Aber wie jede starke Medizin verfehlt DW seine Wirkung nicht. Die Kreativität am Spieltisch war noch nie so fantastisch, die Freiheit noch nie so groß.
Schon die Charaktererschaffung fühlt sich an, als wär man mitten im Spiel. Neue Charaktere sind schnell erstellt. Kurz gewürfelt und Spielzüge ausgewählt, fertig. Dann geht's um das Wichtigste bei DW, die Story der Charaktere.
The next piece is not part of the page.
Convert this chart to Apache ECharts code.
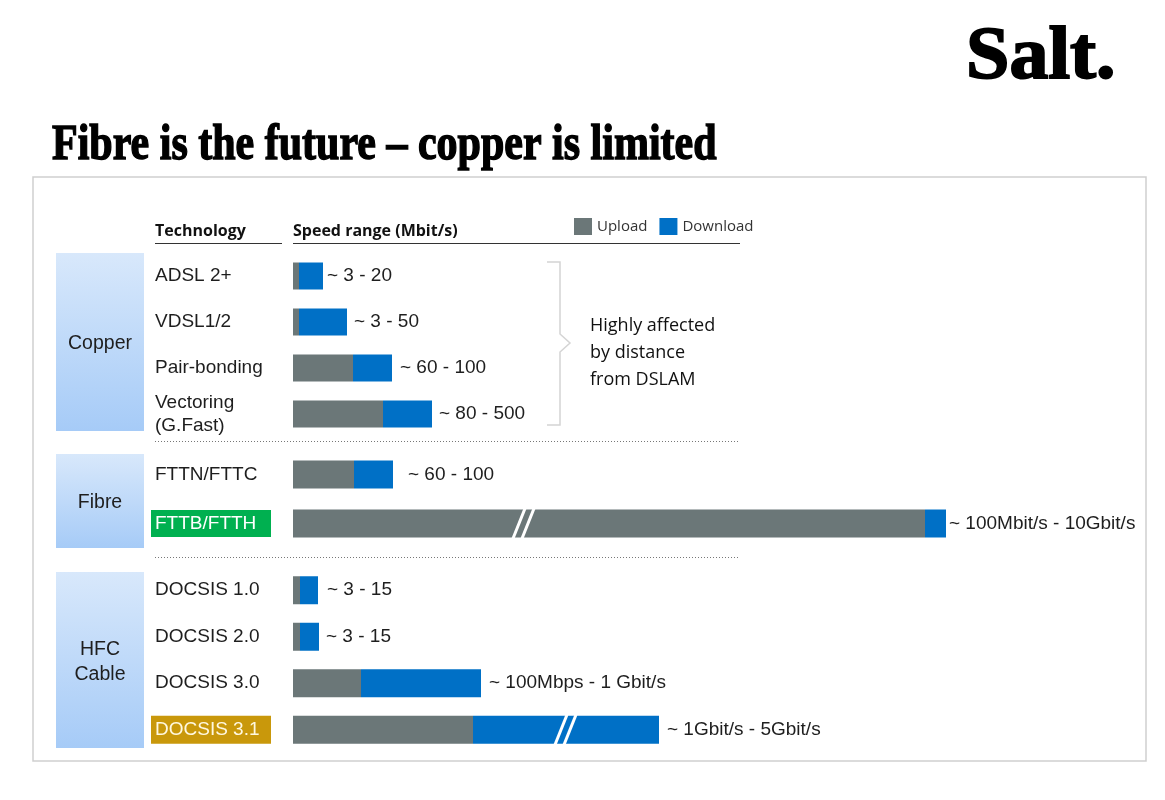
<!DOCTYPE html>
<html>
<head>
<meta charset="UTF-8">
<title>Fibre is the future</title>
<script src="https://cdn.jsdelivr.net/npm/echarts@6/dist/echarts.min.js"></script>
<style>
  html, body { margin: 0; padding: 0; background: #fff; }
  #chart { width: 1165px; height: 800px; }
</style>
</head>
<body>
<div id="chart"></div>
<script>
// ---- data (bar lengths, in px-like units) ----
const copperTech = ['ADSL 2+', 'VDSL1/2', 'Pair-bonding', 'Vectoring\n(G.Fast)'];
const copperUp = [6, 6, 60, 90];
const copperDown = [24, 48, 39, 49];
const copperRange = ['~ 3 - 20', '~ 3 - 50', '~ 60 - 100', '~ 80 - 500'];

const fibreTech = ['FTTN/FTTC', 'FTTB/FTTH'];
const fibreUp = [61, 632];
const fibreDown = [39, 21];
const fibreRange = ['~ 60 - 100', '~ 100Mbit/s - 10Gbit/s'];

const cableTech = ['DOCSIS 1.0', 'DOCSIS 2.0', 'DOCSIS 3.0', 'DOCSIS 3.1'];
const cableUp = [7, 7, 68, 180];
const cableDown = [18, 19, 120, 186];
const cableRange = ['~ 3 - 15', '~ 3 - 15', '~ 100Mbps - 1 Gbit/s', '~ 1Gbit/s - 5Gbit/s'];

// where the axis is broken ([value, row])
const fibreBreaks = [[231, 1]];
const cableBreaks = [[273, 3]];

// ---- layout ----
const GREY = '#6b7778', BLUE = '#0070c6';
const FONT = 'Liberation Sans';
const highlight = { 'FTTB/FTTH': 'g', 'DOCSIS 3.1': 'y' };
const groups = [
    { name: 'Copper', tech: copperTech, up: copperUp, down: copperDown, range: copperRange, breaks: [], top: 253, height: 184, bar: 27, gaps: [4, 7, 8, 7] },
    { name: 'Fibre', tech: fibreTech, up: fibreUp, down: fibreDown, range: fibreRange, breaks: fibreBreaks, top: 450, height: 98, bar: 28, gaps: [15, 3] },
    { name: 'HFC\nCable', tech: cableTech, up: cableUp, down: cableDown, range: cableRange, breaks: cableBreaks, top: 567, height: 186, bar: 28, gaps: [9, 7, 8, 8] }
];
const boxes = [[253, 178], [454, 94], [572, 176]];

function techLabel(name) {
    let k = highlight[name] || 'n';
    return name.split('\n').map(s => '{' + k + '|' + s + '}').join('\n');
}

let grid = [], xAxis = [], yAxis = [], series = [];
groups.forEach(function (g, i) {
    grid.push({ left: 293, width: 653, top: g.top, height: g.height });
    xAxis.push({ type: 'value', gridIndex: i, min: 0, max: 653, show: false });
    yAxis.push({
        type: 'category', gridIndex: i, data: g.tech, inverse: true,
        axisLine: { show: false }, axisTick: { show: false }, splitLine: { show: false },
        axisLabel: {
            align: 'left', margin: 142, formatter: techLabel,
            rich: {
                n: { fontFamily: FONT, fontSize: 19, color: '#1e1e1e', lineHeight: 23, padding: [0, 0, 0, 4] },
                g: { fontFamily: FONT, fontSize: 19, color: '#fff', lineHeight: 20, backgroundColor: '#00b050', width: 112, padding: [4, 4, 4, 4] },
                y: { fontFamily: FONT, fontSize: 19, color: '#fff8e0', lineHeight: 22, backgroundColor: '#c9980b', width: 112, padding: [5, 4, 4, 4] }
            }
        }
    });
    series.push({
        name: 'Upload', type: 'bar', stack: 's' + i, xAxisIndex: i, yAxisIndex: i,
        barWidth: g.bar, itemStyle: { color: GREY }, data: g.up, silent: true
    });
    series.push({
        name: 'Download', type: 'bar', stack: 's' + i, xAxisIndex: i, yAxisIndex: i,
        barWidth: g.bar, itemStyle: { color: BLUE }, silent: true,
        data: g.down.map((v, j) => ({ value: v, label: { distance: g.gaps[j] } })),
        label: {
            show: true, position: 'right', fontFamily: FONT, fontSize: 19, color: '#1e1e1e',
            formatter: p => g.range[p.dataIndex]
        }
    });
    if (g.breaks.length) {
        series.push({
            type: 'custom', xAxisIndex: i, yAxisIndex: i, data: g.breaks, silent: true, z: 5,
            renderItem: function (params, api) {
                let p = api.coord([api.value(0), api.value(1)]);
                let h = g.bar / 2 + 1;
                let st = { stroke: '#fff', lineWidth: 3 };
                return {
                    type: 'group', children: [
                        { type: 'line', shape: { x1: p[0] - 11, y1: p[1] + h, x2: p[0] + 1, y2: p[1] - h }, style: st },
                        { type: 'line', shape: { x1: p[0] - 2, y1: p[1] + h, x2: p[0] + 10, y2: p[1] - h }, style: st }
                    ]
                };
            }
        });
    }
});

let graphic = [
    { type: 'rect', shape: { x: 33, y: 177, width: 1113, height: 584 }, style: { fill: 'none', stroke: '#cfcfcf', lineWidth: 1.5 } },
    { type: 'text', x: 52, y: 171, scaleY: 1.2, style: { x: 0, y: 0, text: 'Fibre is the future – copper is limited', font: 'bold 42px "Liberation Serif"', fill: '#000', stroke: '#000', lineWidth: 1.2, textVerticalAlign: 'bottom' } },
    { type: 'text', x: 966, y: 96, scaleY: 0.95, style: { x: 0, y: 0, text: 'Salt.', font: 'bold 78px "Liberation Serif"', fill: '#000', stroke: '#000', lineWidth: 2, textVerticalAlign: 'bottom' } },
    { type: 'text', style: { x: 155, y: 231, text: 'Technology', font: 'bold 16px "Open Sans"', fill: '#111', textVerticalAlign: 'middle' } },
    { type: 'text', style: { x: 293, y: 231, text: 'Speed range (Mbit/s)', font: 'bold 16px "Open Sans"', fill: '#111', textVerticalAlign: 'middle' } },
    { type: 'line', shape: { x1: 155, y1: 243.5, x2: 282, y2: 243.5 }, style: { stroke: '#333', lineWidth: 1 } },
    { type: 'line', shape: { x1: 293, y1: 243.5, x2: 740, y2: 243.5 }, style: { stroke: '#333', lineWidth: 1 } },
    { type: 'line', shape: { x1: 155, y1: 441.5, x2: 740, y2: 441.5 }, style: { stroke: '#777', lineWidth: 1, lineDash: [1, 2] } },
    { type: 'line', shape: { x1: 155, y1: 557.5, x2: 740, y2: 557.5 }, style: { stroke: '#777', lineWidth: 1, lineDash: [1, 2] } },
    { type: 'polyline', shape: { points: [[547, 262], [560, 262], [560, 334], [570, 343], [560, 352], [560, 425], [547, 425]] }, style: { fill: 'none', stroke: '#d4d4d4', lineWidth: 1.5 } },
    { type: 'text', style: { x: 590, y: 326, text: 'Highly affected\nby distance\nfrom DSLAM', font: '18px "Open Sans"', fill: '#111', lineHeight: 27, textVerticalAlign: 'middle' }, y: 27 }
];
boxes.forEach(function (b, i) {
    graphic.push({
        type: 'rect', shape: { x: 56, y: b[0], width: 88, height: b[1] },
        style: { fill: new echarts.graphic.LinearGradient(0, 0, 0, 1, [{ offset: 0, color: '#d8e8fb' }, { offset: 1, color: '#a6cbf7' }]) }
    });
    graphic.push({
        type: 'text', style: {
            x: 100, y: b[0] + b[1] / 2 + 2, text: groups[i].name, font: '19.5px "' + FONT + '"', fill: '#1e1e1e',
            textAlign: 'center', textVerticalAlign: 'middle', lineHeight: 25
        }
    });
});

const chart = echarts.init(document.getElementById('chart'));
chart.setOption({
    animation: false,
    backgroundColor: '#fff',
    legend: {
        left: 569, top: 213, itemWidth: 18, itemHeight: 17, itemGap: 12, icon: 'rect', selectedMode: false,
        data: ['Upload', 'Download'],
        textStyle: { fontFamily: 'Open Sans', fontSize: 15, color: '#333' }
    },
    grid: grid, xAxis: xAxis, yAxis: yAxis, series: series, graphic: graphic
});
</script>
</body>
</html>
Und was ist die Story der Charaktere? Frag sie einfach! So einfach, so genial. Ganze Abenteuer entstehen so live am Spieltisch, genau zugeschnitten auf die Charaktere. Toll ist dabei, dass Dungeon World eine sehr generische Fantasywelt ala Dungeons & Dragons auftischt. Jeder Spieler findet sich dort einfach zurecht und kann sich dadurch sehr gut am Spiel beteiligen. Das ist mMn auch der Grund warum DW erfolgreicher war, als das Muttersystem Apocalypse World.
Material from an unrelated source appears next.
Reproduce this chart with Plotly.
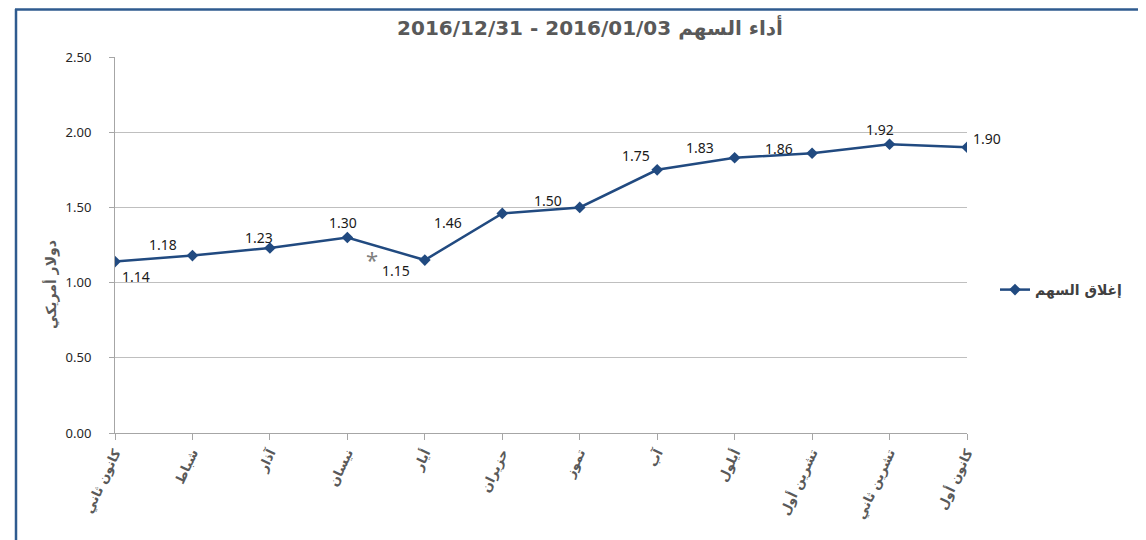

Aber DW hat auch seine Schwächen.
- Die Charaktere sind von Anfang an mächtige Helden und viel mächtiger werden sie auf dem Papier auch nicht. Die regelseitige Charakterentwicklung hat wenig Tiefe, daher eignet sich DW weniger für jahrelange Kampagnen (Anm.: Hab's noch nicht ausprobiert, aber ich würde persönlich andere Systeme bevorzugen).
- Vorgegebene Fragen auf dem Charakterbogen und in Spielzügen wie z.b. "Gewissheit erlangen" sind oft zu unspezifisch und waren das erste was ich gehausregelt habe.
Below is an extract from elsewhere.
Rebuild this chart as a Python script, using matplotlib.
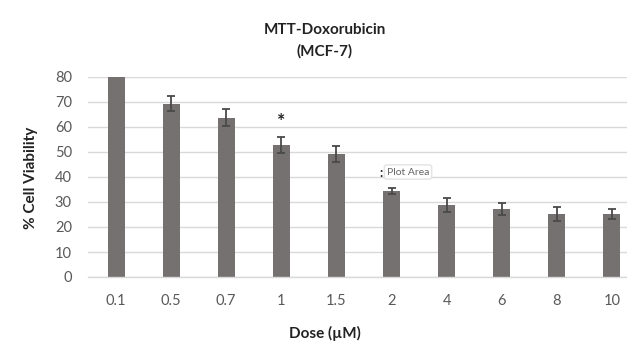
import matplotlib
matplotlib.use("Agg")
import matplotlib.pyplot as plt
import numpy as np

doses = ["0.1", "0.5", "0.7", "1", "1.5", "2", "4", "6", "8", "10"]
viability = [100, 69.2, 63.7, 52.8, 49.1, 34.3, 28.7, 27.3, 25.2, 25.2]
errors = [0, 3.0, 3.3, 3.1, 3.2, 1.2, 2.9, 2.4, 2.8, 1.9]
yticks = [0, 10, 20, 30, 40, 50, 60, 70, 80]

plt.rcParams['font.family'] = ['Lato', 'DejaVu Sans']

fig = plt.figure(figsize=(6.27, 3.43), dpi=100)
W, H = 627, 343
ax = fig.add_axes([88.5 / W, 1 - 277 / H, 551 / W, 200 / H])

x = np.arange(len(doses))
ax.bar(x, viability, width=0.31, color="#767171", zorder=2)
ax.errorbar(x[1:], viability[1:], yerr=errors[1:], fmt="none", ecolor="#4a4a4a",
            elinewidth=1.3, capsize=3, capthick=1.3, zorder=3)

ax.set_xlim(-0.5, len(doses) - 0.5)
ax.set_ylim(0, 80)
ax.set_yticks(yticks)
ax.set_xticks(x)
ax.set_xticklabels(doses)
ax.grid(axis="y", color="#d9d9d9", linewidth=1, zorder=0)
for s in ["top", "right", "left"]:
    ax.spines[s].set_visible(False)
ax.spines["bottom"].set_color("#d9d9d9")
ax.spines["bottom"].set_linewidth(1)
ax.tick_params(axis="both", length=0, labelsize=10.5, colors="#595959")
ax.tick_params(axis="x", pad=12)
ax.tick_params(axis="y", pad=12)

ax.text(3, 62, "*", ha="center", va="center", fontsize=14, fontweight="bold", color="#222222")

fig.text(325 / W, 1 - 30 / H, "MTT-Doxorubicin", ha="center", va="center",
         fontsize=11, fontweight="bold", color="#222222")
fig.text(325 / W, 1 - 51 / H, "(MCF-7)", ha="center", va="center",
         fontsize=11, fontweight="bold", color="#222222")
fig.text(325 / W, 1 - 333 / H, "Dose (µM)", ha="center", va="center",
         fontsize=11, fontweight="bold", color="#222222")
fig.text(31 / W, 1 - 178 / H, "% Cell Viability", ha="center", va="center",
         rotation=90, fontsize=11, fontweight="bold", color="#222222")

# Excel tooltip present in the screenshot
fig.text(381 / W, 1 - 173 / H, ":", ha="center", va="center", fontsize=9,
         fontweight="bold", color="#222222")
fig.text(408 / W, 1 - 172 / H, "Plot Area", ha="center", va="center", fontsize=7.5,
         color="#666666",
         bbox=dict(boxstyle="round,pad=0.25", fc="white", ec="#dddddd", lw=0.8))

fig.savefig("out.png", dpi=100)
- Es dauert etwas bis es *Klick* macht. DW und andere PbtA-Spiele sind so anders, dass es Zeit braucht bis sich einem das System erschließt. Viele Regeln sind sehr abstrakt. Die deutsche Übersetzung hilft einem mit zusätzlichen Erklärungen, was den Einstieg noch etwas einfacher macht.
Insgesamt ist die Übersetzung gut gelungen, der Witz bei Monstertexten bleibt erhalten, englische Regelbegriffe sind meist gut getroffen (Move = Spielzug), etc. Leider haben sich auch einige Stolpersteine eingeschlichen. "Städte" sind im deutschen DW, den Regeln nach, "Stätten". Das ist im geschriebenen Wort, mit meinen Augen, schon schwer auseinander zuhalten und meine Spieler sind erst Recht verwirrt ob ich nun von Stätten oder Städten spreche. Auch der Begriff "Fronten" ist mMn unglücklich gewählt. Ich denke bei "Fronten" zuerst an Krieg und nicht an Kon
FRONTationen.
Das Artwork der deutschen DW-Übersetzung trifft leider nicht meinen Geschmack. Cover und Artwork im Buch beißen sich etwas. Das lässt sich aufgrund des super Preises von 40€ aber gut verschmerzen.
Insgesamt gebe ich 4.5/5 Punkte und runde für die Abstimmung auf 5 auf.